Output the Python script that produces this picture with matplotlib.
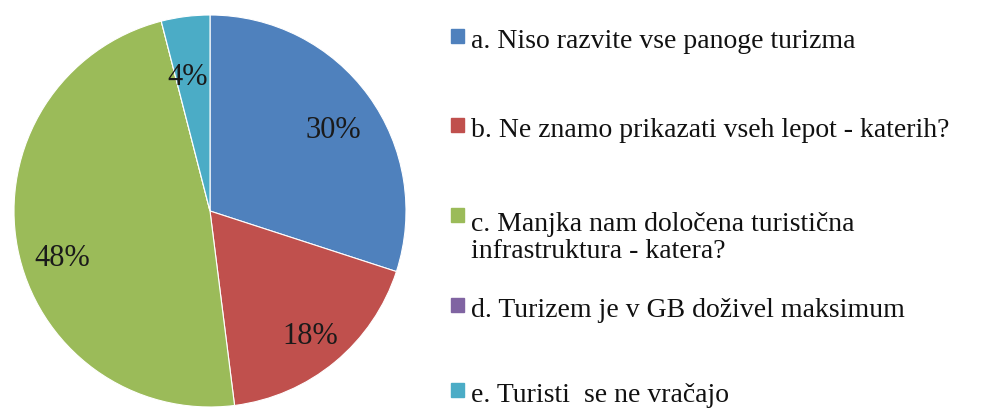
import matplotlib.pyplot as plt
from matplotlib.patches import Rectangle

# data
labels = [
    "a. Niso razvite vse panoge turizma",
    "b. Ne znamo prikazati vseh lepot - katerih?",
    "c. Manjka nam določena turistična\ninfrastruktura - katera?",
    "d. Turizem je v GB doživel maksimum",
    "e. Turisti  se ne vračajo",
]
shares = [30, 18, 48, 0, 4]
colors = ["#4F81BD", "#C0504D", "#9BBB59", "#8064A2", "#4BACC6"]

plt.rcParams['font.family'] = ['Liberation Serif', 'DejaVu Serif']

W, H = 994, 410
fig = plt.figure(figsize=(W / 100, H / 100), dpi=100)

# pie axes (pixel based placement)
cx, cy, r = 210, 198, 196
ax = fig.add_axes([(cx - r) / W, (cy - r) / H, 2 * r / W, 2 * r / H])

def pct_label(p):
    return f"{p:.0f}%" if p >= 0.5 else ""

wedges, _, pcts = ax.pie(shares, colors=colors, startangle=90, counterclock=False,
                         autopct=pct_label, pctdistance=0.76,
                         wedgeprops=dict(edgecolor="white", linewidth=0.8),
                         textprops=dict(fontsize=22, color="#1a1a1a"))
ax.set_xlim(-1, 1)
ax.set_ylim(-1, 1)
ax.set_aspect("equal")

# excel nudges its labels a bit off the mid angle (px: right, down)
nudge = [(3, 6), (5, 10), (-1, 19), (0, 0), (-4, 13)]
for t, (dx, dy) in zip(pcts, nudge):
    x, y = t.get_position()
    t.set_position((x + dx / r, y - dy / r))

# legend, drawn by hand to follow the spacing of the original
text_x = 471
line_px = 31
baselines = [48, 137, 227, 317, 402]   # px from top, first line of each entry
for lab, col, b in zip(labels, colors, baselines):
    last = b + line_px * lab.count("\n")
    fig.text(text_x / W, 1 - last / H, lab, fontsize=20, va="baseline",
             ha="left", linespacing=1.12, color="#111111")
    fig.add_artist(Rectangle((451 / W, 1 - (b - 4) / H), 13 / W, 14 / H,
                             transform=fig.transFigure, color=col))

fig.savefig("out.png", dpi=100)
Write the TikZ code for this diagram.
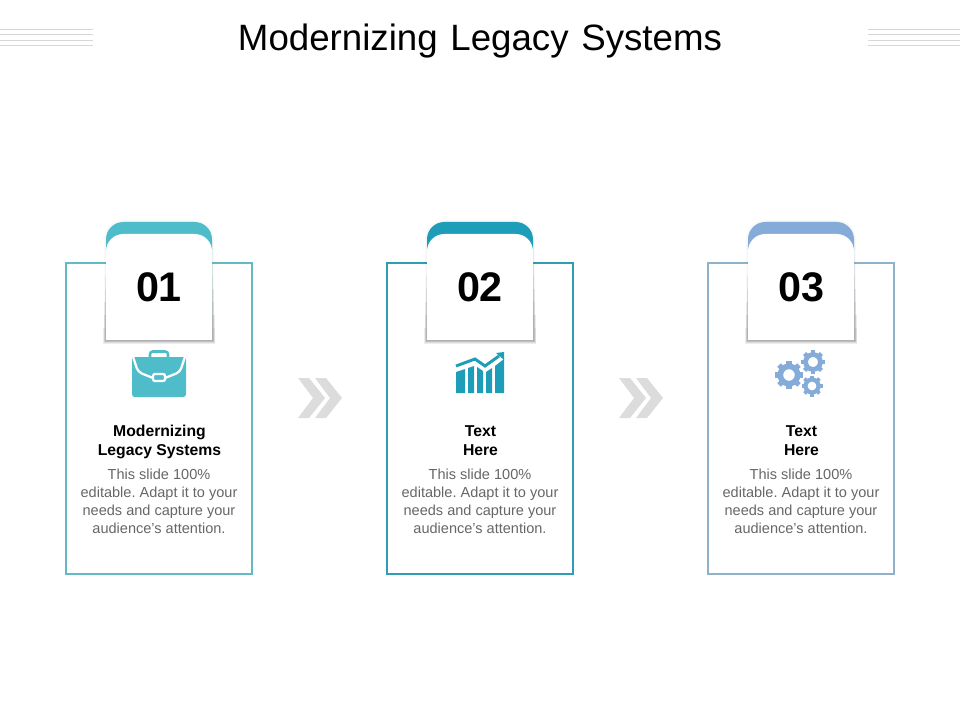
\documentclass[tikz,border=0pt]{standalone}
\usepackage{fontspec}
\setmainfont{Liberation Sans}
\newfontfamily\titlefont[WordSpace=1.25]{Liberation Sans}
\definecolor{tealA}{HTML}{4FBDC9}
\definecolor{tealB}{HTML}{1E9DB8}
\definecolor{blueC}{HTML}{85ABD9}
\definecolor{frameA}{HTML}{63BAC4}
\definecolor{frameB}{HTML}{2F9DB3}
\definecolor{frameC}{HTML}{8DB2C9}
\definecolor{chevgray}{HTML}{DCDCDC}
\definecolor{rulegray}{HTML}{D8D8D8}
\definecolor{bodygray}{HTML}{666666}
\newcommand{\tabpath}[2]{(#1-53,#2+106) [rounded corners=13pt] -- (#1-53,#2) -- (#1+53,#2) [sharp corners] -- (#1+53,#2+106) -- cycle}
\newcommand{\gearicon}[3]{%
  \foreach \a in {0,45,...,315} {
    \draw[blueC, line width=#3*0.27pt] ($(#1,#2)+(\a:#3*0.72)$) -- ($(#1,#2)+(\a:#3)$);
  }
  \draw[blueC, line width=#3*0.3pt] (#1,#2) circle[radius=#3*0.62];
}
\usetikzlibrary{calc}
\tikzset{
  cardframe/.style={draw, line width=1.5pt, minimum width=139.5pt, minimum height=233.25pt, inner sep=0pt},
  numlabel/.style={font=\bfseries\fontsize{31}{31}\selectfont, inner sep=0pt},
  headlabel/.style={font=\bfseries\fontsize{11.8}{14.2}\selectfont, align=center, anchor=north, inner sep=0pt},
  bodylabel/.style={font=\frenchspacing\fontsize{10.9}{13.3}\selectfont, text=bodygray, align=center, anchor=north, inner sep=0pt},
  titlelabel/.style={font=\titlefont\fontsize{27.5}{27.5}\selectfont, inner sep=0pt},
  toprule/.style={rulegray, line width=0.75pt},
  chevron/.style={fill=chevgray}
}
\begin{document}
\begin{tikzpicture}[x=0.75pt, y=-0.75pt]
\useasboundingbox (0,0) rectangle (960,720);
\node[titlelabel] (title) at (480,41) {Modernizing Legacy Systems};
% rules beside the title
\foreach \y in {29.5,34.5,40.5,45.5} {
  \draw[toprule] (0,\y) -- (93,\y);
  \draw[toprule] (868,\y) -- (960,\y);
}
% cards
\foreach \i/\x/\col/\framecol in {1/159/tealA/frameA, 2/480/tealB/frameB, 3/801/blueC/frameC} {
  \node[cardframe, draw=\framecol] (frame\i) at (\x,418.5) {};
  \foreach \s in {1,2} {
    \fill[black, opacity=0.02] (\x-53-\s,328) [rounded corners=14pt] -- (\x-53-\s,222-\s) -- (\x+53+\s,222-\s) [sharp corners] -- (\x+53+\s,328) -- cycle;
  }
  \foreach \s in {1,...,6} {
    \fill[black, opacity=0.07] (\x-53-0.5*\s,250+13*\s) rectangle (\x+53+0.5*\s,340+0.6*\s);
  }
  \fill[\col] \tabpath{\x}{222};
  \fill[white] \tabpath{\x}{234};
  \node[numlabel] (num\i) at (\x,287) {0\i};
}
% icon one
\fill[tealA, rounded corners=2pt] (132,357) -- (186,357) -- (186,397) -- (132,397) -- cycle;
\draw[tealA, line width=1.9pt, rounded corners=2pt] (150,358) -- (150,351.5) -- (168,351.5) -- (168,358);
\draw[white, line width=1.7pt, rounded corners=3pt] (132.5,355) -- (138,372) -- (153,378);
\draw[white, line width=1.7pt, rounded corners=3pt] (185.5,355) -- (180,372) -- (165,378);
\draw[white, line width=1.7pt, rounded corners=1.5pt, fill=tealA] (153,374) rectangle (165,381);
% icon two
\fill[tealB] (456,372) -- (465,369) -- (465,393) -- (456,393) -- cycle;
\fill[tealB] (468,368) -- (474,366) -- (474,393) -- (468,393) -- cycle;
\fill[tealB] (477,367) -- (483,371) -- (483,393) -- (477,393) -- cycle;
\fill[tealB] (486,372) -- (492,368) -- (492,393) -- (486,393) -- cycle;
\fill[tealB] (495,366) -- (504,359) -- (504,393) -- (495,393) -- cycle;
\draw[tealB, line width=2.2pt] (456,366) -- (475,359) -- (485,366) -- (499,356);
\fill[tealB] (496,353) -- (504,352) -- (504,360) -- cycle;
% icon three
\gearicon{789}{375}{14}
\gearicon{813}{362}{12}
\gearicon{812}{386}{10.5}
% chevrons between the cards
\foreach \x in {298,619} {
  \fill[chevron] (\x,378) -- (\x+11,378) -- (\x+27,398) -- (\x+11,418) -- (\x,418) -- (\x+15,398) -- cycle;
  \fill[chevron] (\x+17,378) -- (\x+28,378) -- (\x+44,398) -- (\x+28,418) -- (\x+17,418) -- (\x+32,398) -- cycle;
}
% card texts
\node[headlabel] (head1) at (159.5,425) {Modernizing\\Legacy Systems};
\node[headlabel] (head2) at (480.5,425) {Text\\Here};
\node[headlabel] (head3) at (801.5,425) {Text\\Here};
\foreach \i/\x in {1/159,2/480,3/801} {
  \node[bodylabel] (body\i) at (\x,469) {This slide 100\%\\editable. Adapt it to your\\needs and capture your\\audience’s attention.};
}
\end{tikzpicture}
\end{document}
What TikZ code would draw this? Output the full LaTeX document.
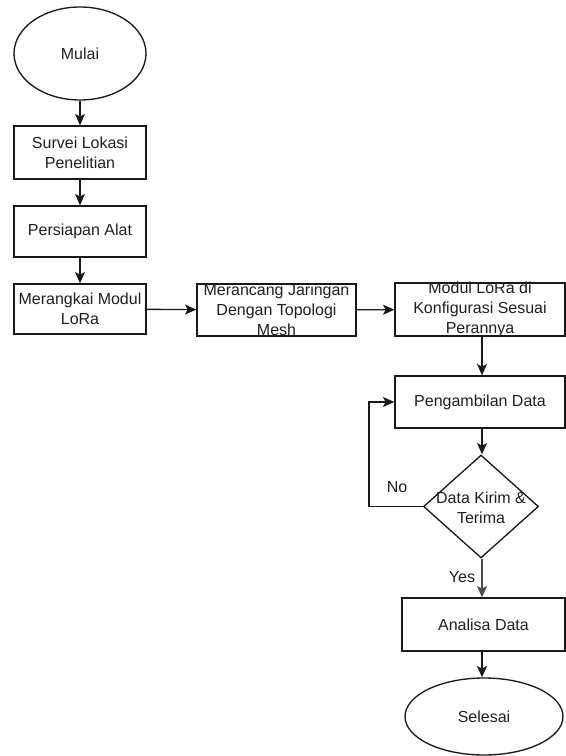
\documentclass[tikz,border=0pt]{standalone}
\usepackage{fontspec}
\setmainfont{Liberation Sans}
\usetikzlibrary{arrows.meta,shapes.geometric}
\begin{document}
\begin{tikzpicture}[x=0.75pt,y=-0.75pt,
  font=\fontsize{12}{15}\selectfont,
  shp/.style={draw=black!90, line width=1pt, inner sep=0pt},
  box/.style={shp, rectangle},
  term/.style={shp, ellipse},
  dec/.style={shp, diamond},
  txt/.style={align=center, text=black!88, inner sep=0pt},
  arr/.style={draw=black!90, line width=1pt, -{Stealth[length=8.5pt,width=7.5pt,inset=2pt]}}
]
\useasboundingbox (0,0) rectangle (566,756);

% shapes
\node[term, minimum width=99pt, minimum height=69.75pt] (mulai) at (80,53.5) {};
\node[box, minimum width=99pt, minimum height=39.75pt] (survei) at (80,152.5) {};
\node[box, minimum width=99pt, minimum height=38.25pt] (persiapan) at (80,231.5) {};
\node[box, minimum width=99pt, minimum height=37.5pt] (merangkai) at (80,309) {};
\node[box, minimum width=119.25pt, minimum height=39pt] (merancang) at (276.5,310) {};
\node[box, minimum width=127.5pt, minimum height=39.75pt] (modul) at (480,309.5) {};
\node[box, minimum width=127.5pt, minimum height=39pt] (peng) at (480,402) {};
\node[dec, minimum width=86.25pt, minimum height=77.25pt] (d) at (481,506.5) {};
\node[box, minimum width=122.25pt, minimum height=39.75pt] (ana) at (483.5,624.5) {};
\node[term, minimum width=118.5pt, minimum height=57.75pt] (selesai) at (484,716.5) {};

% texts
\node[txt] (tmulai) at (mulai) {Mulai};
\node[txt] (tsurvei) at (survei) {Survei Lokasi\\Penelitian};
\node[txt] (tpers) at (persiapan) {Persiapan Alat};
\node[txt] (tmerangkai) at (merangkai) {Merangkai Modul\\LoRa};
\node[txt] (tmerancang) at (merancang) {Merancang Jaringan\\Dengan Topologi\\Mesh};
\node[txt] (tmodul) at (modul) {Modul LoRa di\\Konfigurasi Sesuai\\Perannya};
\node[txt] (tpeng) at (peng) {Pengambilan Data};
\node[txt] (td) at ([yshift=-1pt]d.center) {Data Kirim \&\\Terima};
\node[txt] (tana) at (ana) {Analisa Data};
\node[txt] (tsel) at (selesai) {Selesai};

% connectors
\coordinate (cx) at (482,0);
\draw[arr] (mulai) -- (survei);
\draw[arr] (survei) -- (persiapan);
\draw[arr] (persiapan) -- (merangkai);
\draw[arr] (merangkai) -- (merancang);
\draw[arr] (merancang) -- (modul);
\draw[arr] (modul.south -| cx) -- (peng.north -| cx);
\draw[arr] (peng.south -| cx) -- (d.north -| cx);
\draw[arr] (d.west) -- ++(-54,0) coordinate (lp) |- (peng.west);
\node[txt] (no) at (397,487) {No};
\draw[arr, draw=black!70] (d.south -| cx) -- (ana.north -| cx);
\node[txt, fill=white] (yes) at (462,577) {Yes};
\draw[arr, line width=1.6pt] (ana.south -| cx) -- (selesai.north -| cx);
\end{tikzpicture}
\end{document}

Exercise details
Restate, line by line and word for word, everything from the top of the material through the line that contains "if p >= 0.5". Leave pictures out.

Completed exercise
Output the Python script that produces this picture with matplotlib.
import matplotlib.pyplot as plt
from matplotlib.patches import Rectangle

# data
labels = [
    "a. Niso razvite vse panoge turizma",
    "b. Ne znamo prikazati vseh lepot - katerih?",
    "c. Manjka nam določena turistična\ninfrastruktura - katera?",
    "d. Turizem je v GB doživel maksimum",
    "e. Turisti  se ne vračajo",
]
shares = [30, 18, 48, 0, 4]
colors = ["#4F81BD", "#C0504D", "#9BBB59", "#8064A2", "#4BACC6"]

plt.rcParams['font.family'] = ['Liberation Serif', 'DejaVu Serif']

W, H = 994, 410
fig = plt.figure(figsize=(W / 100, H / 100), dpi=100)

# pie axes (pixel based placement)
cx, cy, r = 210, 198, 196
ax = fig.add_axes([(cx - r) / W, (cy - r) / H, 2 * r / W, 2 * r / H])

def pct_label(p):
    return f"{p:.0f}%" if p >= 0.5 else ""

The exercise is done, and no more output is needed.